Thursday, May 31, 2012

From my collection: Mari Lynn, Laura Mason and the Bowery Boys


There isn't very far from The Three Stooges, whom we discussed in the previous posts, to The Bowery Boys. Except, of course, that the Stooges did their slapstick routine in around 15 minutes while the Bowery Boys stretched theirs out to sometimes an interminable feature length. But like the Stooges at Columbia, Monogram/Allied Artists' Slip, Sach, Bobby, Whitey, Chuck, etc. were surrounded by luscious chicks who, in real life, wouldn't have given the overgrown “teenagers” a second, or even fifth, look. But there they nevertheless were: a parade of Hollywood starlets that included (in the early 1940s) Ava Gardner and, later, the curvy Veola Vonn.
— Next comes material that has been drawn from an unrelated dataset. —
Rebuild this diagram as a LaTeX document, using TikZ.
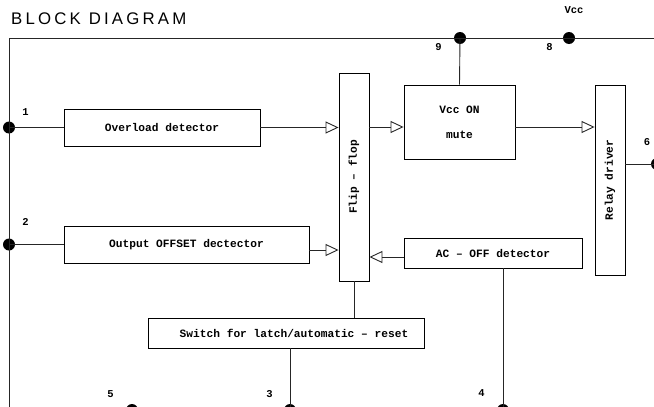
\documentclass[tikz,border=0pt]{standalone}
\usepackage{fontspec}
\usetikzlibrary{arrows.meta,calc}
\newfontfamily\lblfont{Liberation Mono}
\newfontfamily\titlefont[LetterSpace=19]{Liberation Sans}
\begin{document}
\begin{tikzpicture}[x=1pt,y=-1pt,
  box/.style={draw, line width=0.9pt, inner sep=0pt, font=\lblfont\bfseries\fontsize{11.2}{13}\selectfont},
  wire/.style={line width=0.9pt, draw=black!85},
  arr/.style={wire, -{Triangle[open,length=13pt,width=12pt]}},
  pin/.style={circle, fill=black, minimum size=12pt, inner sep=0pt},
  num/.style={font=\lblfont\bfseries\fontsize{10.5}{12}\selectfont, inner sep=0pt},
  txt/.style={font=\lblfont\bfseries\fontsize{11.2}{13}\selectfont, inner sep=0pt}]
\useasboundingbox (0,0) rectangle (654,407);
\clip (0,0) rectangle (654,407);

% title
\node[anchor=base west, inner sep=0pt, font=\titlefont\fontsize{16.8}{20}\selectfont] (title) at (11,24.5) {BLOCK DIAGRAM};

% frame coordinates
\coordinate (tl) at (9,38);
\coordinate (bl) at (9,412);
\coordinate (tr) at (660,38);

% boxes
\node[box, minimum width=196pt, minimum height=37pt] (ovl) at (162,127.5) {Overload detector};
\node[box, minimum width=30pt, minimum height=208pt] (ff) at (354,177) {\rotatebox{90}{Flip – flop}};
\node[box, minimum width=111pt, minimum height=74pt, align=center] (vcc) at (459.5,122) {Vcc ON\\[12pt]mute};
\node[box, minimum width=30pt, minimum height=190pt] (rly) at (610,180) {\rotatebox{90}{Relay driver}};
\node[box, minimum width=245pt, minimum height=37pt] (offs) at (186.5,244.5) {Output OFFSET dectector};
\node[box, minimum width=178pt, minimum height=30pt] (ac) at (493,253) {AC – OFF detector};
\node[box, minimum width=276pt, minimum height=30pt] (sw) at (286,333) {};
\node[txt] (swt) at (294,333) {Switch for latch/automatic – reset};

% pins
\node[pin] (p1) at (9,127.5) {};
\node[pin] (p2) at (9,244.5) {};
\node[pin] (p9) at (460,38) {};
\node[pin] (p8) at (569,38) {};
\node[pin] (p6) at (657,164) {};
\node[pin] (p5) at (132,410) {};
\node[pin] (p3) at (290,410) {};
\node[pin] (p4) at (503,410) {};

% frame wires
\draw[wire] (bl) -- (tl) -- (tr);

% connections
\draw[wire] (p1.center) -- (ovl.west);
\draw[wire] (p2.center) -- (offs.west);
\draw[arr] (ovl.east) -- (ovl.east -| ff.west);
\coordinate (o2) at ($(offs.east)+(0,5.5)$);
\draw[arr] (o2) -- (o2 -| ff.west);
\coordinate (vin) at ($(vcc.west)+(0,5)$);
\draw[arr] (vin -| ff.east) -- (vin);
\coordinate (vout) at ($(vcc.east)+(0,5)$);
\draw[arr] (vout) -- (vout -| rly.west);
\draw[wire] (p9.center) -- (vcc.north);
\draw[wire] (rly.east |- p6) -- (p6.center);
\coordinate (ain) at ($(ac.west)+(0,4)$);
\draw[arr] (ain) -- (ain -| ff.east);
\draw[wire] (ac.south -| p4) -- (p4.center);
\draw[wire] (ff.south) -- (ff.south |- sw.north);
\draw[wire] (sw.south -| p3) -- (p3.center);

% pin labels
\node[num] (l1) at (25.5,112) {1};
\node[num] (l2) at (25.5,222) {2};
\node[num] (l9) at (438.5,47) {9};
\node[num] (l8) at (549.5,47) {8};
\node[num] (lv) at (574,10) {Vcc};
\node[num] (l6) at (647,142.5) {6};
\node[num] (l5) at (110.5,394.5) {5};
\node[num] (l3) at (269.5,394.5) {3};
\node[num] (l4) at (481.5,393.5) {4};
\end{tikzpicture}
\end{document}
Marianna Lynn (top left), who turns up as Huntz Hall's daughter in Paris Playboys (1954), later simplified her name to Mari Lynn and appeared on such television programs Wells Fargo and Perry Mason. But let's briefly explain how she came to play Huntz Hall's daughter. Actually, Hall plays a dual role in Paris Playboys, his usually dumb-as-a-bag-of-hair Sach and Sach's doppelgänger, a Parisian rocket scientist. Comedic melee ensues. Marianna/Mari was Miss Belgium Universe of 1952.


More voluptuous even than Mari Lynn, Laura Mason was sometimes billed as “The Body” and was heavily promoted by Allied Artists in connection with her performance as a Vampira-style Vampire in The Bowery Boys Meet the Monsters (1954), a pre-Addams Family haunted house affair that plays just as you'd expect. Miss Mason, who also advertized “Hollywood Bread” (“only 42 calories per slice!”), later turned up as one of the handmaidens in the infamous Queen of Outer Space (1958) and then toured the burlesque circuit.